— start Given data —

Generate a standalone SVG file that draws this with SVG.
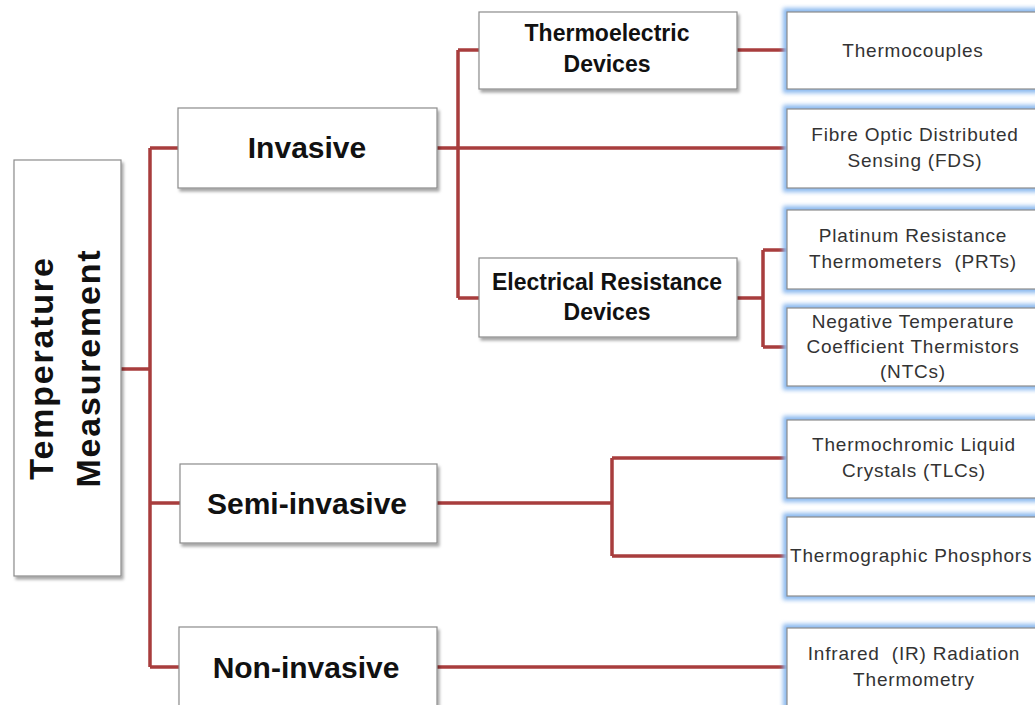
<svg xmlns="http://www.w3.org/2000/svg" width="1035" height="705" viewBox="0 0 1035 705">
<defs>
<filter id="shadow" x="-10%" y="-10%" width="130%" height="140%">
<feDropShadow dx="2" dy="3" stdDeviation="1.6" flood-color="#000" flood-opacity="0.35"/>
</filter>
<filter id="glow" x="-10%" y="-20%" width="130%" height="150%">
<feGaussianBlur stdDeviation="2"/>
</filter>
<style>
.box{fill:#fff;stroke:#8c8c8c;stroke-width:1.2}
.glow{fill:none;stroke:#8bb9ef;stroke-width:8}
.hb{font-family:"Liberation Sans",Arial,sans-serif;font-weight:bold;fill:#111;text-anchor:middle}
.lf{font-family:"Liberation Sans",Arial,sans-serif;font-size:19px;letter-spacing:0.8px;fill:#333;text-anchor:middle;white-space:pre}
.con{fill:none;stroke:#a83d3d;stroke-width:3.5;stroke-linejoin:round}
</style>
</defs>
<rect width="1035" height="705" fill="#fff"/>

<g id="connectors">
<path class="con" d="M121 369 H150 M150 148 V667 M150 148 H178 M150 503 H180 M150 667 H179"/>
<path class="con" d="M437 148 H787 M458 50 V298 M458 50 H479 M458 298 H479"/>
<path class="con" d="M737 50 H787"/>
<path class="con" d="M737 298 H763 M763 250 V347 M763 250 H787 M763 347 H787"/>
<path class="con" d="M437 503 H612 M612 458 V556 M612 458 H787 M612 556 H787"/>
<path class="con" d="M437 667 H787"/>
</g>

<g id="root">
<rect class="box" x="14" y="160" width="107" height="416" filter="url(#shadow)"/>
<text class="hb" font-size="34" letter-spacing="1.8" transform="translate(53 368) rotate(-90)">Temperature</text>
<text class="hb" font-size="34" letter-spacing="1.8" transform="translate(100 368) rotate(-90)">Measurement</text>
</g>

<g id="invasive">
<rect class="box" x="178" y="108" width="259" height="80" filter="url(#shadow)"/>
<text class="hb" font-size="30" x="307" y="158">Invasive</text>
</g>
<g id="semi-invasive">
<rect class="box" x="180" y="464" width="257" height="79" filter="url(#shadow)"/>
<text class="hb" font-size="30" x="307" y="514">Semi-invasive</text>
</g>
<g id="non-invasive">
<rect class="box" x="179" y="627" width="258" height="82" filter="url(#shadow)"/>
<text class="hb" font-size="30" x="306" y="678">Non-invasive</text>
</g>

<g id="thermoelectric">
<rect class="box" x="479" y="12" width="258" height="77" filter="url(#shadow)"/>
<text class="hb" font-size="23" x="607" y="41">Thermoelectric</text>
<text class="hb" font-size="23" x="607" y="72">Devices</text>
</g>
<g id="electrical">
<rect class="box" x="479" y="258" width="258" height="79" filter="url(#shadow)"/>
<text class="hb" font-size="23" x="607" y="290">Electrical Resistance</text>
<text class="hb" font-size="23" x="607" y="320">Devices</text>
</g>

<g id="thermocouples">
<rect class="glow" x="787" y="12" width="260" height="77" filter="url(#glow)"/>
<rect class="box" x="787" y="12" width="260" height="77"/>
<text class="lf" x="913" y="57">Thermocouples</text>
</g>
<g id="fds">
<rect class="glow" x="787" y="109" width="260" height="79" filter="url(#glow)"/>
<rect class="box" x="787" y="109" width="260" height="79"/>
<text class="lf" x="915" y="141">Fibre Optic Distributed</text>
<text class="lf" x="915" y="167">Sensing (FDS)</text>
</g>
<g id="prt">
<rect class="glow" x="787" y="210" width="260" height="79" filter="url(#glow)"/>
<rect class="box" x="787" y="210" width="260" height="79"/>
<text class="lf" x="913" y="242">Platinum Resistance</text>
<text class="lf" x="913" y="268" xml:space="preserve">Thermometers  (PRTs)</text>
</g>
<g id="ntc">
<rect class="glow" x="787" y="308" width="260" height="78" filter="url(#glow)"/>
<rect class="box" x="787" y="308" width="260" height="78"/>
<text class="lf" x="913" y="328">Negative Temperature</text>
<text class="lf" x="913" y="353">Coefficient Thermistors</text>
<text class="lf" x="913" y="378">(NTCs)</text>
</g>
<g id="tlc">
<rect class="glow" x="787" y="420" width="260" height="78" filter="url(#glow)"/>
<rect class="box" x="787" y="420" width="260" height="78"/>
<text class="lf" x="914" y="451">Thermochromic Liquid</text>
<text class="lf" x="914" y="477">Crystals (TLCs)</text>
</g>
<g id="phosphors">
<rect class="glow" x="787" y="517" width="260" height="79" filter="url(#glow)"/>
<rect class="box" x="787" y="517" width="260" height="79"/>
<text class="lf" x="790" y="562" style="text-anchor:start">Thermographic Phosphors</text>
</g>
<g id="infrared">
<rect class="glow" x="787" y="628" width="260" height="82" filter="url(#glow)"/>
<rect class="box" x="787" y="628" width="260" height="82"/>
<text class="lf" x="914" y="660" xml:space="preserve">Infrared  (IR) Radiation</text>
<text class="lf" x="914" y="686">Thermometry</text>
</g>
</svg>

— end Given data —

> [Directions]: Please write out all of the material above without changing a word, and omit any pictures.

> [Answer to the task]:
Generate a standalone SVG file that draws this with SVG.
<svg xmlns="http://www.w3.org/2000/svg" width="1035" height="705" viewBox="0 0 1035 705">
<defs>
<filter id="shadow" x="-10%" y="-10%" width="130%" height="140%">
<feDropShadow dx="2" dy="3" stdDeviation="1.6" flood-color="#000" flood-opacity="0.35"/>
</filter>
<filter id="glow" x="-10%" y="-20%" width="130%" height="150%">
<feGaussianBlur stdDeviation="2"/>
</filter>
<style>
.box{fill:#fff;stroke:#8c8c8c;stroke-width:1.2}
.glow{fill:none;stroke:#8bb9ef;stroke-width:8}
.hb{font-family:"Liberation Sans",Arial,sans-serif;font-weight:bold;fill:#111;text-anchor:middle}
.lf{font-family:"Liberation Sans",Arial,sans-serif;font-size:19px;letter-spacing:0.8px;fill:#333;text-anchor:middle;white-space:pre}
.con{fill:none;stroke:#a83d3d;stroke-width:3.5;stroke-linejoin:round}
</style>
</defs>
<rect width="1035" height="705" fill="#fff"/>

<g id="connectors">
<path class="con" d="M121 369 H150 M150 148 V667 M150 148 H178 M150 503 H180 M150 667 H179"/>
<path class="con" d="M437 148 H787 M458 50 V298 M458 50 H479 M458 298 H479"/>
<path class="con" d="M737 50 H787"/>
<path class="con" d="M737 298 H763 M763 250 V347 M763 250 H787 M763 347 H787"/>
<path class="con" d="M437 503 H612 M612 458 V556 M612 458 H787 M612 556 H787"/>
<path class="con" d="M437 667 H787"/>
</g>

<g id="root">
<rect class="box" x="14" y="160" width="107" height="416" filter="url(#shadow)"/>
<text class="hb" font-size="34" letter-spacing="1.8" transform="translate(53 368) rotate(-90)">Temperature</text>
<text class="hb" font-size="34" letter-spacing="1.8" transform="translate(100 368) rotate(-90)">Measurement</text>
</g>

<g id="invasive">
<rect class="box" x="178" y="108" width="259" height="80" filter="url(#shadow)"/>
<text class="hb" font-size="30" x="307" y="158">Invasive</text>
</g>
<g id="semi-invasive">
<rect class="box" x="180" y="464" width="257" height="79" filter="url(#shadow)"/>
<text class="hb" font-size="30" x="307" y="514">Semi-invasive</text>
</g>
<g id="non-invasive">
<rect class="box" x="179" y="627" width="258" height="82" filter="url(#shadow)"/>
<text class="hb" font-size="30" x="306" y="678">Non-invasive</text>
</g>

<g id="thermoelectric">
<rect class="box" x="479" y="12" width="258" height="77" filter="url(#shadow)"/>
<text class="hb" font-size="23" x="607" y="41">Thermoelectric</text>
<text class="hb" font-size="23" x="607" y="72">Devices</text>
</g>
<g id="electrical">
<rect class="box" x="479" y="258" width="258" height="79" filter="url(#shadow)"/>
<text class="hb" font-size="23" x="607" y="290">Electrical Resistance</text>
<text class="hb" font-size="23" x="607" y="320">Devices</text>
</g>

<g id="thermocouples">
<rect class="glow" x="787" y="12" width="260" height="77" filter="url(#glow)"/>
<rect class="box" x="787" y="12" width="260" height="77"/>
<text class="lf" x="913" y="57">Thermocouples</text>
</g>
<g id="fds">
<rect class="glow" x="787" y="109" width="260" height="79" filter="url(#glow)"/>
<rect class="box" x="787" y="109" width="260" height="79"/>
<text class="lf" x="915" y="141">Fibre Optic Distributed</text>
<text class="lf" x="915" y="167">Sensing (FDS)</text>
</g>
<g id="prt">
<rect class="glow" x="787" y="210" width="260" height="79" filter="url(#glow)"/>
<rect class="box" x="787" y="210" width="260" height="79"/>
<text class="lf" x="913" y="242">Platinum Resistance</text>
<text class="lf" x="913" y="268" xml:space="preserve">Thermometers  (PRTs)</text>
</g>
<g id="ntc">
<rect class="glow" x="787" y="308" width="260" height="78" filter="url(#glow)"/>
<rect class="box" x="787" y="308" width="260" height="78"/>
<text class="lf" x="913" y="328">Negative Temperature</text>
<text class="lf" x="913" y="353">Coefficient Thermistors</text>
<text class="lf" x="913" y="378">(NTCs)</text>
</g>
<g id="tlc">
<rect class="glow" x="787" y="420" width="260" height="78" filter="url(#glow)"/>
<rect class="box" x="787" y="420" width="260" height="78"/>
<text class="lf" x="914" y="451">Thermochromic Liquid</text>
<text class="lf" x="914" y="477">Crystals (TLCs)</text>
</g>
<g id="phosphors">
<rect class="glow" x="787" y="517" width="260" height="79" filter="url(#glow)"/>
<rect class="box" x="787" y="517" width="260" height="79"/>
<text class="lf" x="790" y="562" style="text-anchor:start">Thermographic Phosphors</text>
</g>
<g id="infrared">
<rect class="glow" x="787" y="628" width="260" height="82" filter="url(#glow)"/>
<rect class="box" x="787" y="628" width="260" height="82"/>
<text class="lf" x="914" y="660" xml:space="preserve">Infrared  (IR) Radiation</text>
<text class="lf" x="914" y="686">Thermometry</text>
</g>
</svg>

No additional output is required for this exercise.